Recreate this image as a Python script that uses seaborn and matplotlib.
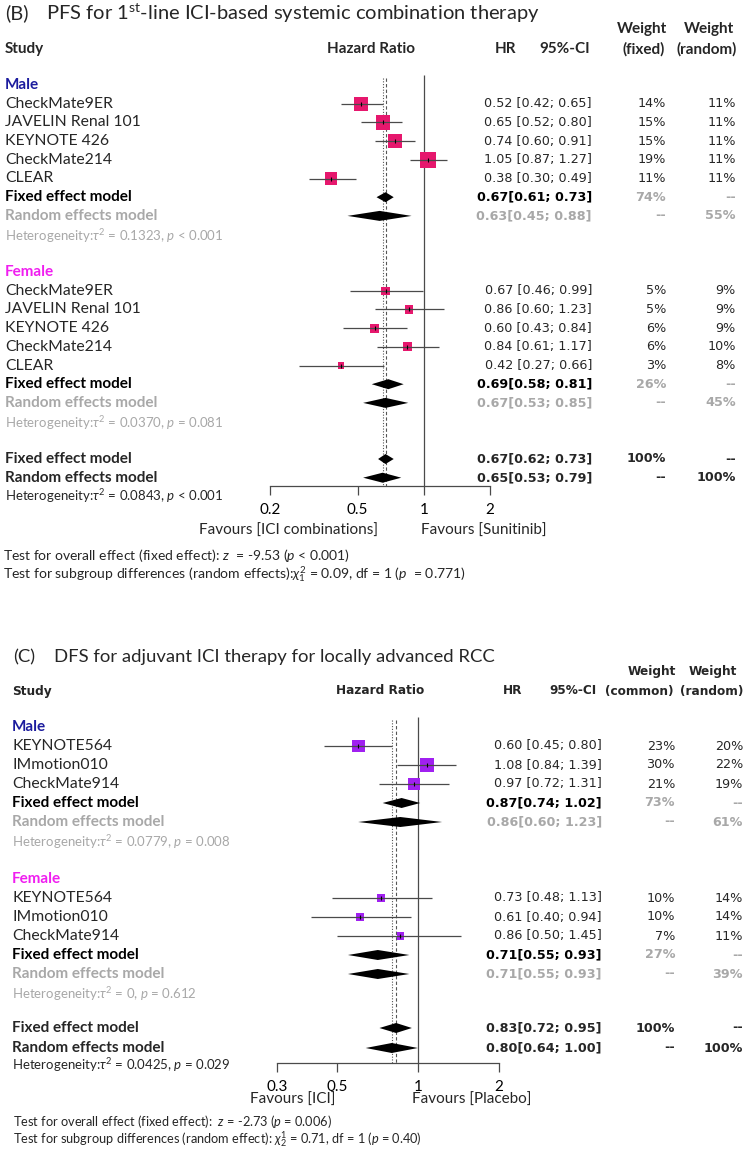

____

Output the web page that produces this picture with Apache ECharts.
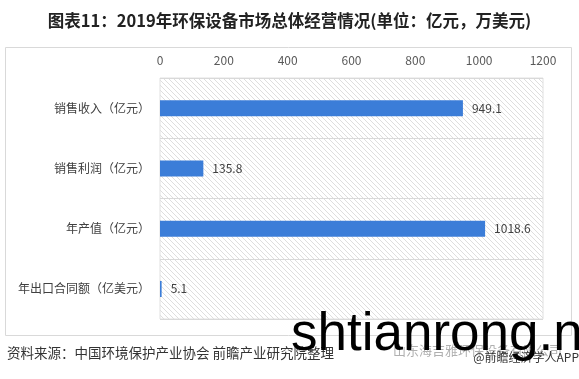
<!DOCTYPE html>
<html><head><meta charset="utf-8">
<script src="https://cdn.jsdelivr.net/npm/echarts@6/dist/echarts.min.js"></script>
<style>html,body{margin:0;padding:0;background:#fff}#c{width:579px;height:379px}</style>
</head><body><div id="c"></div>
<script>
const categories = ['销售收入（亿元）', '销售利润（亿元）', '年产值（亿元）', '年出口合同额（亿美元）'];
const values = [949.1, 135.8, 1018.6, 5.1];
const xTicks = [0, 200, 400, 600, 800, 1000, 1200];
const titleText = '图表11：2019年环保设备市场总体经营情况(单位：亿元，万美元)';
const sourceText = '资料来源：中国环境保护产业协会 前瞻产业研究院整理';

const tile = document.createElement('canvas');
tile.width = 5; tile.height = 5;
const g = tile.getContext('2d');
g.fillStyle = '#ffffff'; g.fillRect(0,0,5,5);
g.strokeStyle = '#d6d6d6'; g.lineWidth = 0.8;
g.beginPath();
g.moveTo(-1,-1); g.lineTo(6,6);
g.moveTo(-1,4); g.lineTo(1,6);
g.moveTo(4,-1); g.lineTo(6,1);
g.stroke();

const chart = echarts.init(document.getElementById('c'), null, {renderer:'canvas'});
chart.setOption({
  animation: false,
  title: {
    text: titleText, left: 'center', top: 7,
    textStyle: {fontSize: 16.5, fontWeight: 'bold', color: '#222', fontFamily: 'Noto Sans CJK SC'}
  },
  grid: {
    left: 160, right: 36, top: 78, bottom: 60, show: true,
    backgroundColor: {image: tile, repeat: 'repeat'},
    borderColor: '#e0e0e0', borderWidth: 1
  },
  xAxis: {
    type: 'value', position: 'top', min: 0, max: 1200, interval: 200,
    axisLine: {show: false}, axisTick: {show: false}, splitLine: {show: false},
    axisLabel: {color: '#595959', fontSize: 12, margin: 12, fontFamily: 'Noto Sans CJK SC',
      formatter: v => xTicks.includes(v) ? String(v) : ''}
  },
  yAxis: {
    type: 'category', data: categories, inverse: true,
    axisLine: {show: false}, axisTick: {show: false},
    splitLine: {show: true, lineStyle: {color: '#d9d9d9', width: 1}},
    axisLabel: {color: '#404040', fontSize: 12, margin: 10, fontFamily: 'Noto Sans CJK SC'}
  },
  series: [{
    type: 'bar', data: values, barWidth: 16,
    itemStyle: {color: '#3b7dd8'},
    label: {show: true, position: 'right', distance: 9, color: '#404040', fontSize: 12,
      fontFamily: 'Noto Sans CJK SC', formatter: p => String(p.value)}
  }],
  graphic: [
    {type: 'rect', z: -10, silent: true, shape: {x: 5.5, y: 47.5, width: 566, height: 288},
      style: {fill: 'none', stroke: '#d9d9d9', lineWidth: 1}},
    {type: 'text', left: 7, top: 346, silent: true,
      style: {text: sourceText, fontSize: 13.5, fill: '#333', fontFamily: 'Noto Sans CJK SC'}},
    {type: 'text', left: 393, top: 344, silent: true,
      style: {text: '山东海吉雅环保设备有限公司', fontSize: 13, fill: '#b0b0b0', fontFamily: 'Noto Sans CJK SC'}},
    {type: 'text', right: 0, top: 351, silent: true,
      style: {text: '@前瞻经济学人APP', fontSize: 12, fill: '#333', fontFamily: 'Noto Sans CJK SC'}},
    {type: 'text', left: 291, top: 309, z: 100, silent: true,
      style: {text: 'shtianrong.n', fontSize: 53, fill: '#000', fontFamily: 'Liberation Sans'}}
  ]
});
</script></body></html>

____

■ **JOB**: Omit the pictures. Extract exactly the lines that begin with the one holding "Output the web" and end with the one holding "const sourceText = '资料来源：中国环境保护产业协会", inclusive.

■ **TASK OUTPUT**:
Output the web page that produces this picture with Apache ECharts.
<!DOCTYPE html>
<html><head><meta charset="utf-8">
<script src="https://cdn.jsdelivr.net/npm/echarts@6/dist/echarts.min.js"></script>
<style>html,body{margin:0;padding:0;background:#fff}#c{width:579px;height:379px}</style>
</head><body><div id="c"></div>
<script>
const categories = ['销售收入（亿元）', '销售利润（亿元）', '年产值（亿元）', '年出口合同额（亿美元）'];
const values = [949.1, 135.8, 1018.6, 5.1];
const xTicks = [0, 200, 400, 600, 800, 1000, 1200];
const titleText = '图表11：2019年环保设备市场总体经营情况(单位：亿元，万美元)';
const sourceText = '资料来源：中国环境保护产业协会 前瞻产业研究院整理';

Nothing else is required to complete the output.